──────── Supplied material
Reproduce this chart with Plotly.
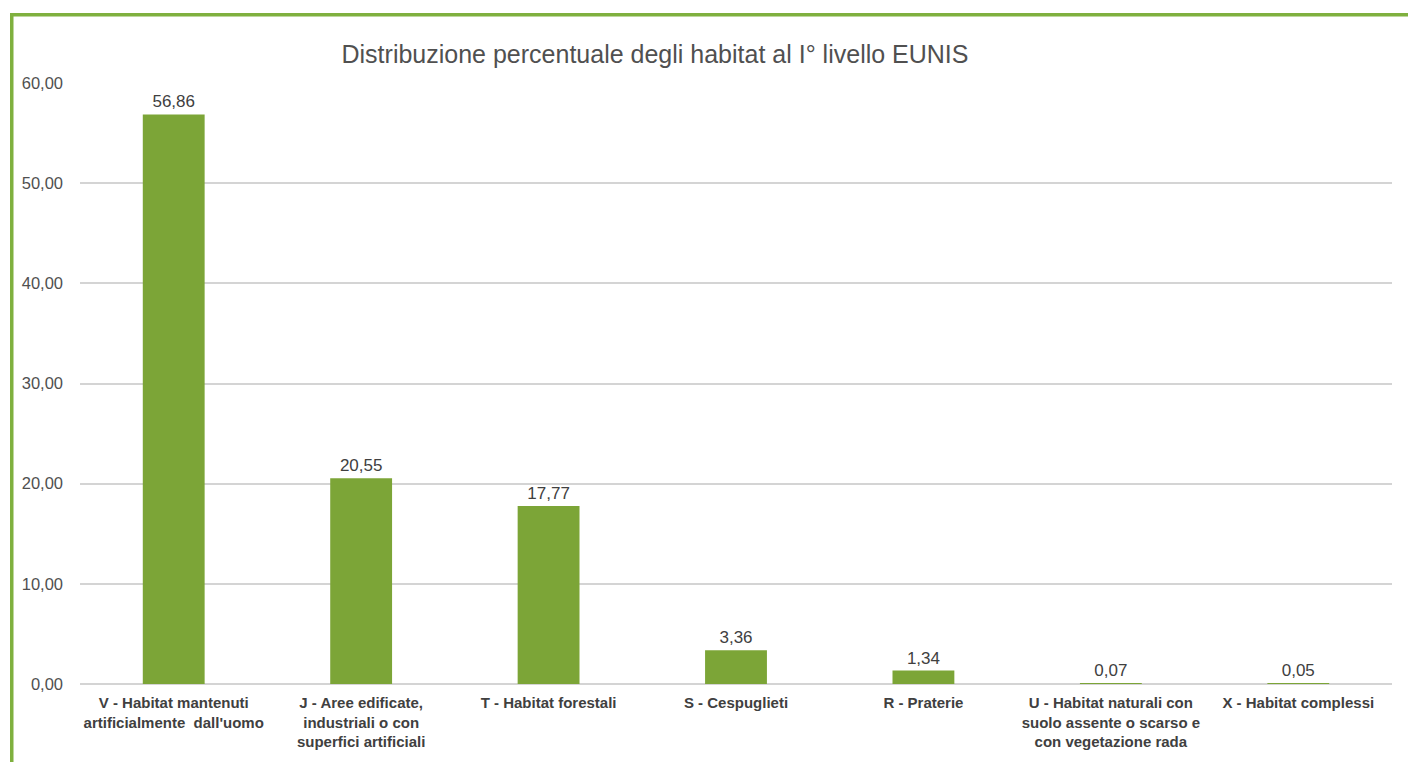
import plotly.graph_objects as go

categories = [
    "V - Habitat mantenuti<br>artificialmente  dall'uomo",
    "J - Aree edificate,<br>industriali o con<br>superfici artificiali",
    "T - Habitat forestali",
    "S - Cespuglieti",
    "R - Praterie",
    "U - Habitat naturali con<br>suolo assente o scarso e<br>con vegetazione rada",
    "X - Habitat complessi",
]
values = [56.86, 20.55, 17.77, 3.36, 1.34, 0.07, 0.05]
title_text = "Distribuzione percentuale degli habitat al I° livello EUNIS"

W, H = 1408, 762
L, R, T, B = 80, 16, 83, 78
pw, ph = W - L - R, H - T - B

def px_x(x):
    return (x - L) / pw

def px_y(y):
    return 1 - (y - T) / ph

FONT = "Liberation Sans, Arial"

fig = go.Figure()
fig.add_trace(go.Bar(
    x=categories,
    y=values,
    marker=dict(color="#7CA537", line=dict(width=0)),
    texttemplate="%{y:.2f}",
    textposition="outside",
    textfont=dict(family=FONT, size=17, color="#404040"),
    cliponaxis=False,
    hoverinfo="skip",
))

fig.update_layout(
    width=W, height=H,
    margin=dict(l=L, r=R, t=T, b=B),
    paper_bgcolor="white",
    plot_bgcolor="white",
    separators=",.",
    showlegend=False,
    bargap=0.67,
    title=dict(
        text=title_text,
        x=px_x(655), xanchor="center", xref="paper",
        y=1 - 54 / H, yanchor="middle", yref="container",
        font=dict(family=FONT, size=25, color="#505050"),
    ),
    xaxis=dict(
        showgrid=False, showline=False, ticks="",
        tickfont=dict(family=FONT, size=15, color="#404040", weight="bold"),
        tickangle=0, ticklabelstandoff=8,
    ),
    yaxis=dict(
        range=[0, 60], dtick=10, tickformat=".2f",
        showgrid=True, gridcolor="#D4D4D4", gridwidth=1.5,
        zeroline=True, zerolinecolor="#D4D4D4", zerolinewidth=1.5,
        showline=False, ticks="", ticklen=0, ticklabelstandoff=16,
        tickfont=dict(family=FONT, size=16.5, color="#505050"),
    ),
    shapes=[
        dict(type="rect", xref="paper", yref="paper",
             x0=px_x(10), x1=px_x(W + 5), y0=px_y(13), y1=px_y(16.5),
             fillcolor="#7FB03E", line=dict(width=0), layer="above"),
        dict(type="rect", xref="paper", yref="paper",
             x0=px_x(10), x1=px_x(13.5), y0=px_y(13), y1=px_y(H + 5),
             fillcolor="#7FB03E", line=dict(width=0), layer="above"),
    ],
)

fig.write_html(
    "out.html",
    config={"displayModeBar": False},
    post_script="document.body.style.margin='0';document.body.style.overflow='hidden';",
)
────────────────
──────── Supplied material
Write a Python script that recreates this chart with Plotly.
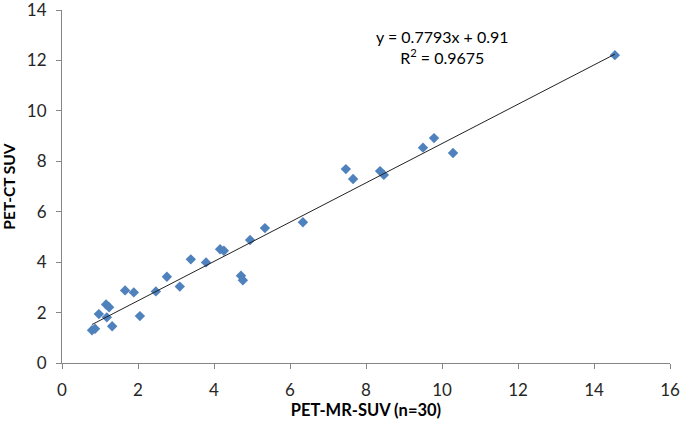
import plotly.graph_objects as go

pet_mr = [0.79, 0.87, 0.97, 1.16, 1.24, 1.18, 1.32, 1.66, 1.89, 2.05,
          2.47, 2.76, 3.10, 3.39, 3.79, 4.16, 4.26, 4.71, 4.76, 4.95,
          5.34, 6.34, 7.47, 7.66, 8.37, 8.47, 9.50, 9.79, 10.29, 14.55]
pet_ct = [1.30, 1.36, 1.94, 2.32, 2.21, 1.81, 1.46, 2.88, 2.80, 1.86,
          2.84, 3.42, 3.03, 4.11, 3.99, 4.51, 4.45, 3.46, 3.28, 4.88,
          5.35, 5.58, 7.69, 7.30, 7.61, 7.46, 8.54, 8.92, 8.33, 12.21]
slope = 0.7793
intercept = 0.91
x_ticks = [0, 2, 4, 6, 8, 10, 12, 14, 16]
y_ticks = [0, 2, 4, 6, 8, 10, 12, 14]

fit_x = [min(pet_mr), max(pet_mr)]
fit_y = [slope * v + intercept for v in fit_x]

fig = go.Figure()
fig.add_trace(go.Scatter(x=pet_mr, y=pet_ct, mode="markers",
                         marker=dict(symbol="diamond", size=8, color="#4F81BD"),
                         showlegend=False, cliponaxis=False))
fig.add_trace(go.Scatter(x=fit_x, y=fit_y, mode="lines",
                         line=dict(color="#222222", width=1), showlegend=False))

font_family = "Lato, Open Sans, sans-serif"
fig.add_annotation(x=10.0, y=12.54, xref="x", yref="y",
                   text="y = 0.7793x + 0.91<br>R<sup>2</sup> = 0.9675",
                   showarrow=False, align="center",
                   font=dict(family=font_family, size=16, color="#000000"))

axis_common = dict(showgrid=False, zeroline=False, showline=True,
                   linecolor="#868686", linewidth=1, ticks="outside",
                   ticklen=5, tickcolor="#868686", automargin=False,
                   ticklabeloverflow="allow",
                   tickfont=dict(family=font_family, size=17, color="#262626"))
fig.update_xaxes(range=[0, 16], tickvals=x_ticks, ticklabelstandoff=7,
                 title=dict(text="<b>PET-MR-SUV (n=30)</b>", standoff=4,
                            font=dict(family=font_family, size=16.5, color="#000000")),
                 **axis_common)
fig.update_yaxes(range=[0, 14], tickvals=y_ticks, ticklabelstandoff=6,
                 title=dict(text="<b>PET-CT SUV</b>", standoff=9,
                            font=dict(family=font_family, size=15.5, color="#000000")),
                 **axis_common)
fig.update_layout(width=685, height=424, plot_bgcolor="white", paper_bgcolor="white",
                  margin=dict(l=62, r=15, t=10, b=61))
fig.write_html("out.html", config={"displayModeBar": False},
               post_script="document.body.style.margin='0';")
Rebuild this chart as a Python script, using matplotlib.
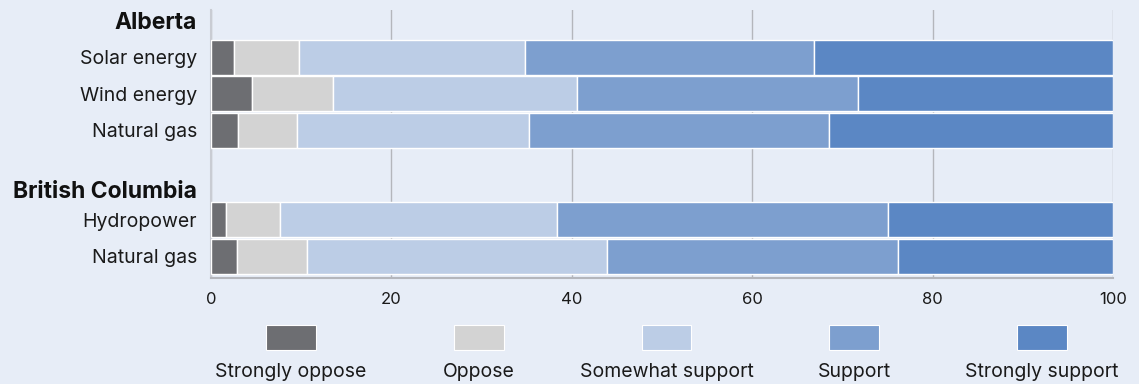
────────────────
──────── Supplied material
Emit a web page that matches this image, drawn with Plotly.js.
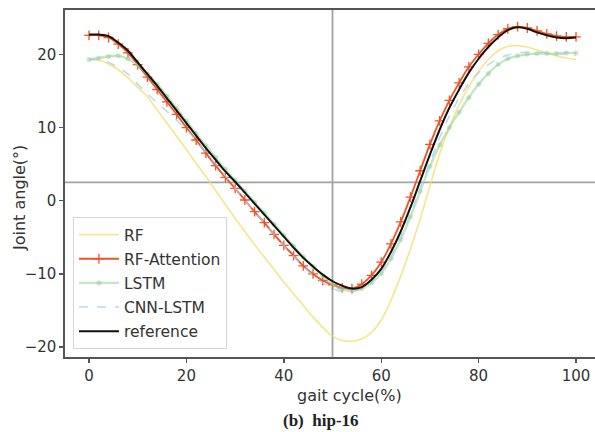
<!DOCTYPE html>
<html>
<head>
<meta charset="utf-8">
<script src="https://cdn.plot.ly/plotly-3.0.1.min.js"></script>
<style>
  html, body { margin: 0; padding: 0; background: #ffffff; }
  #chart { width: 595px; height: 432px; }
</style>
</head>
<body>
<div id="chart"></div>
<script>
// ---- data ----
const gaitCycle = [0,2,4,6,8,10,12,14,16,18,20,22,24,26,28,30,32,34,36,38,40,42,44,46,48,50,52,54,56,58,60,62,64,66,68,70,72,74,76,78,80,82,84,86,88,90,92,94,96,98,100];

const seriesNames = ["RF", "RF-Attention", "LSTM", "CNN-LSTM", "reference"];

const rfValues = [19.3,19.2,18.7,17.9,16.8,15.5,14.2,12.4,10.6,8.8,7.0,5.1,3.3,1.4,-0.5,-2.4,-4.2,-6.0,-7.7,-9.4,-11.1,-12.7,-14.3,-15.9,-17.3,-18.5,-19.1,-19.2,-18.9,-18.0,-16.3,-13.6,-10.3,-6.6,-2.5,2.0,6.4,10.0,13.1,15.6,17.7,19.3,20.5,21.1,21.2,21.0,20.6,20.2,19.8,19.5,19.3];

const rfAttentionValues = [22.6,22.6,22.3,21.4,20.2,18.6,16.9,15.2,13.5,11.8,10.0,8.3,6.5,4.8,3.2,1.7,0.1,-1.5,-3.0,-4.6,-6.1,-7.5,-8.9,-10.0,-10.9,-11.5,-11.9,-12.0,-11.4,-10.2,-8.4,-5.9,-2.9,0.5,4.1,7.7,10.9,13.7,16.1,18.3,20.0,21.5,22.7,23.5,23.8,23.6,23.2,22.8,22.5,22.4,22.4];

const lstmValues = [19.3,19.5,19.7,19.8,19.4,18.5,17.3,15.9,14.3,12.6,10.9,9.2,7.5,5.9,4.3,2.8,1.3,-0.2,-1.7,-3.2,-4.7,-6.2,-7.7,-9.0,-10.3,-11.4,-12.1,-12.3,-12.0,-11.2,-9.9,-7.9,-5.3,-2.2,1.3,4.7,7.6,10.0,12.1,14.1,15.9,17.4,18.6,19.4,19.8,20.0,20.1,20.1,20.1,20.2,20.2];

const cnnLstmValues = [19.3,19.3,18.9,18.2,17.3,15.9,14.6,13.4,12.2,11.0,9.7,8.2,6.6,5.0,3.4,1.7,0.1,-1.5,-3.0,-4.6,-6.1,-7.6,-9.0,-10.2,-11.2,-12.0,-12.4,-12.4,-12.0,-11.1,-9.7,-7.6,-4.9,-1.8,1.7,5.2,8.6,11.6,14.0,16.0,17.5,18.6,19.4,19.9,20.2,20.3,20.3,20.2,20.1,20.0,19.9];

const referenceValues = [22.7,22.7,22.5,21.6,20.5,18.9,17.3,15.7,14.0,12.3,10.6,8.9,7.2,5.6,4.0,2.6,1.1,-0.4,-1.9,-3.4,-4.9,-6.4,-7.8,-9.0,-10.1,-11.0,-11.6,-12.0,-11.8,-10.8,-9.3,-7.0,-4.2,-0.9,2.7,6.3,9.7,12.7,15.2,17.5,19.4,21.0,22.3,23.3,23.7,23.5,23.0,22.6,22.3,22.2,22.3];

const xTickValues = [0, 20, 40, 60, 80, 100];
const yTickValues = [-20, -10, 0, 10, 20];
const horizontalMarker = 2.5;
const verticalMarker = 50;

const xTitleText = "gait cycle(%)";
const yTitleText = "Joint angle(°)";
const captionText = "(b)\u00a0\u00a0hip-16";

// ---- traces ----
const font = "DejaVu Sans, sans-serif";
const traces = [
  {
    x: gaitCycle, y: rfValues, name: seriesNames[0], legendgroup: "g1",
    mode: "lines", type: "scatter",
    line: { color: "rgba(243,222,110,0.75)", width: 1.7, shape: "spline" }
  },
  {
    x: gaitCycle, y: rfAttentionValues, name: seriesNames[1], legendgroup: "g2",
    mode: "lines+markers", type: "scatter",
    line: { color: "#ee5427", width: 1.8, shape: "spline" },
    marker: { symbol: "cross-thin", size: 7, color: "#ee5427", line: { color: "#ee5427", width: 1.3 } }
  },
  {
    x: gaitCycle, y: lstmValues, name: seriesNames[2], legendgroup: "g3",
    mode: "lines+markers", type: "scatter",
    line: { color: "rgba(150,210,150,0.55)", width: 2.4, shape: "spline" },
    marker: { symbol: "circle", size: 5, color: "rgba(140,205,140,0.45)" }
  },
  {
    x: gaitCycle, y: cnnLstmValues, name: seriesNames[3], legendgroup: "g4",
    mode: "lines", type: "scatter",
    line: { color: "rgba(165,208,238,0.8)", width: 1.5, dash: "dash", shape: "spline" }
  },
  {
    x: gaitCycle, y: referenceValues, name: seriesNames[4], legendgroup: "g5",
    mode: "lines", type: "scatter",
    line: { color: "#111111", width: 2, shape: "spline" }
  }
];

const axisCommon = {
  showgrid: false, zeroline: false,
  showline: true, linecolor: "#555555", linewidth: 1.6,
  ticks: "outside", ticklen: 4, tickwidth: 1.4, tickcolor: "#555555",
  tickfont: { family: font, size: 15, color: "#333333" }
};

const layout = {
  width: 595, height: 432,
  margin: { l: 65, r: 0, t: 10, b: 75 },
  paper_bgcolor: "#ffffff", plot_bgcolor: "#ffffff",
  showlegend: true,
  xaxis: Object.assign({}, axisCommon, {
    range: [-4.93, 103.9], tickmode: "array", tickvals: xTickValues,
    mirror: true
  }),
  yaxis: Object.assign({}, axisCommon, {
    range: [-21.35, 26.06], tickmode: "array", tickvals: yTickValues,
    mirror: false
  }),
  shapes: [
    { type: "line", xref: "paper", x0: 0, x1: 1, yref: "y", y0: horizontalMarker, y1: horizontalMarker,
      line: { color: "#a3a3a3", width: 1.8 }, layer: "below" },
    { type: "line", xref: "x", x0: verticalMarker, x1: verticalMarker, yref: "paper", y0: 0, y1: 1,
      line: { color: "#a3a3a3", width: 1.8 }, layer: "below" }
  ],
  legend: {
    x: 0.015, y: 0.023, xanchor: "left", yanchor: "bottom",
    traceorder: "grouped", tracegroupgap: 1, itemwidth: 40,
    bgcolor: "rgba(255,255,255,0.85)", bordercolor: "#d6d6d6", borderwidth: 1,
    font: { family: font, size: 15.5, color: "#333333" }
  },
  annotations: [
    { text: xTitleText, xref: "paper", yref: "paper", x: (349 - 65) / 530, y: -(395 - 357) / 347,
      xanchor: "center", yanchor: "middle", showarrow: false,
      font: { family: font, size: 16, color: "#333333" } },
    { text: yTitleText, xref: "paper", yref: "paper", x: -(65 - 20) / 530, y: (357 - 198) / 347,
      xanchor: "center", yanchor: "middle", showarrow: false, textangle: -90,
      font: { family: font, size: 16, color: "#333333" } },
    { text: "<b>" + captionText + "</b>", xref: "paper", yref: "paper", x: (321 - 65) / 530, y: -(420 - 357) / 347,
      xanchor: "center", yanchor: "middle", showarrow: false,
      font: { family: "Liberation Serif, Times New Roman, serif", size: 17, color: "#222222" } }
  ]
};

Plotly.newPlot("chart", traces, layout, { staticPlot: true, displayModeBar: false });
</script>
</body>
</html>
────────────────
Give only the count of lines in the data that include the string "chart".

6